Interessado em estruturar um projeto comum de pesquisa e formação envolvendo todas as tendências psicanalíticas funda, em 1999, com seu amigo Roland Gori, professor da Universidade de Aix-Marseille, com quem divide esse combate, o Seminário Inter-universitário de Pesquisas em Psicopatologia e Psicanálise, reunindo uma centena de professores até então dispersos ou divididos em querelas de escola. Enfim, sem negligenciar a importância do belo campo das "letras", em 2000 participa da criação de um Instituto do Pensamento Contemporâneo, ao lado de Julia Kristeva e François Jullien.

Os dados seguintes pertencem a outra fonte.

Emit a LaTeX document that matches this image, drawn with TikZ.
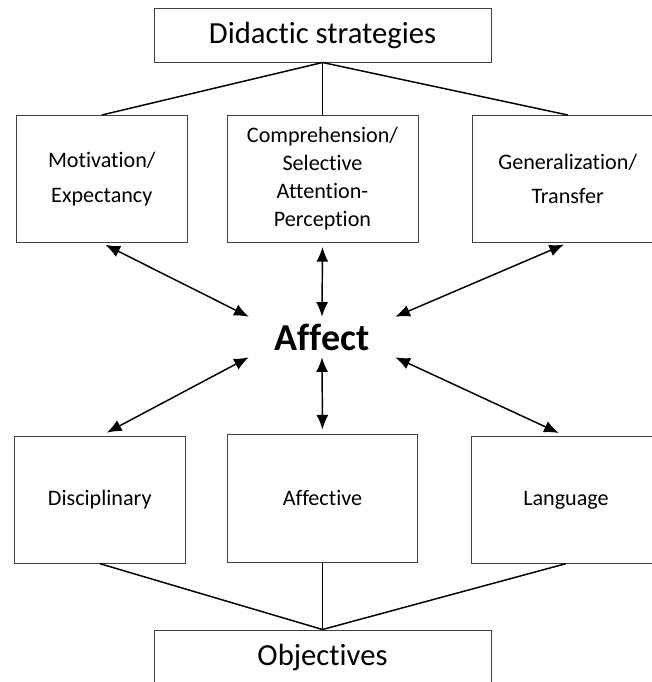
\documentclass[tikz,border=0pt]{standalone}
\usepackage{fontspec}
\setmainfont[Ligatures=NoCommon]{Carlito}
\usetikzlibrary{arrows.meta}
\tikzset{>={Latex[length=11pt,width=9pt]}}
\tikzset{
  box/.style={draw=black!75, line width=0.75pt, align=center, inner sep=2pt,
    font=\fontsize{16.6}{21}\selectfont},
  headbox/.style={draw=black!75, line width=0.75pt, minimum width=252.75pt,
    minimum height=40.5pt, font=\fontsize{23}{27}\selectfont},
  link/.style={line width=1.1pt, black},
}

\begin{document}
\begin{tikzpicture}[x=0.75pt, y=-0.75pt]
    \useasboundingbox (0,0) rectangle (651,682);
    % strategies and objectives
    \node[headbox] (strat) at (322.5, 35) {Didactic strategies};
    \node[headbox] (obj) at (322.5, 657) {Objectives};
    % upper row
    \node[box, minimum width=128.25pt, minimum height=95.25pt] (motiv) at (101.8, 179) {Motivation/\\[5pt]Expectancy};
    \node[box, minimum width=143.25pt, minimum height=95.25pt] (compr) at (322.5, 179) {Comprehension/\\Selective\\Attention-\\Perception};
    \node[box, minimum width=142.5pt, minimum height=95.25pt] (gener) at (567.7, 179) {Generalization/\\[5pt]Transfer};
    % lower row
    \node[box, minimum width=128.25pt, minimum height=94.7pt] (disc) at (99.8, 500) {Disciplinary};
    \node[box, minimum width=142.5pt, minimum height=96pt] (affv) at (322.5, 498) {Affective};
    \node[box, minimum width=142.5pt, minimum height=94.7pt] (lang) at (566, 500) {Language};
    % centre
    \node[font=\fontsize{28.5}{30}\selectfont\bfseries, minimum width=109.5pt, minimum height=30pt, inner sep=0pt] (affect) at (322, 337) {Affect};
    \draw[link] (strat.south) -- (motiv.north);
    \draw[link] (strat.south) -- (compr.north);
    \draw[link] (strat.south) -- (gener.north);
    \draw[link] (disc.south) -- (obj.north);
    \draw[link] (affv.south) -- (obj.north);
    \draw[link] (lang.south) -- (obj.north);
    \draw[link, <->, shorten <=3pt] (motiv.south) -- (affect.north west);
    \draw[link, <->, shorten <=3pt] (compr.south) -- (affect.north);
    \draw[link, <->, shorten <=3pt] (gener.south) -- (affect.north east);
    \draw[link, <->, shorten >=6pt] (affect.south west) -- (disc.north);
    \draw[link, <->, shorten >=3pt] (affect.south) -- (affv.north);
    \draw[link, <->, shorten >=6pt] (affect.south east) -- (lang.north);
\end{tikzpicture}
\end{document}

Clínico respeitado, Fédida é também autor de uma abundante obra escrita, em que se misturam estudos sobre arte, literatura, corpo, exílio ou, ainda, a destituição de si. Em Crise et contre-transfert (PUF, 1992), analisou a gênese desse conceito de contratransferência na perspectiva de abrir a psicanálise para outros campos de investigação. Três anos mais tarde, em O sítio do estrangeiro (PUF, 1995/Escuta, 1996) dá continuidade a essa reflexão, mostrando que a posição do analista circunscreve uma ausência que, pela sua própria estrangeiridade, favorece o avanço positivo do tratamento. Enfim, em seu último livro, Les bienfaits de la dépression (Odile Jacob, 2001/Escuta, 2002), interessa-se pela elucidação do sintoma da depressão para deduzir que ele impede o sujeito de entrar na melancolia e que, sem dúvida, traz um benefício que os adeptos do tratamento químico se enganam ao querer extirpar (Cf. Le Monde de 9 de fevereiro de 2001).

Sua última conferência, magnífica, pronunciada em outubro na associação Espace Analytique, teve por título "As figuras da Pietá. O corpo da Virgem e o corpo de Cristo".

Tradução de Carmen Lucia Montechi Valladares de Oliveira.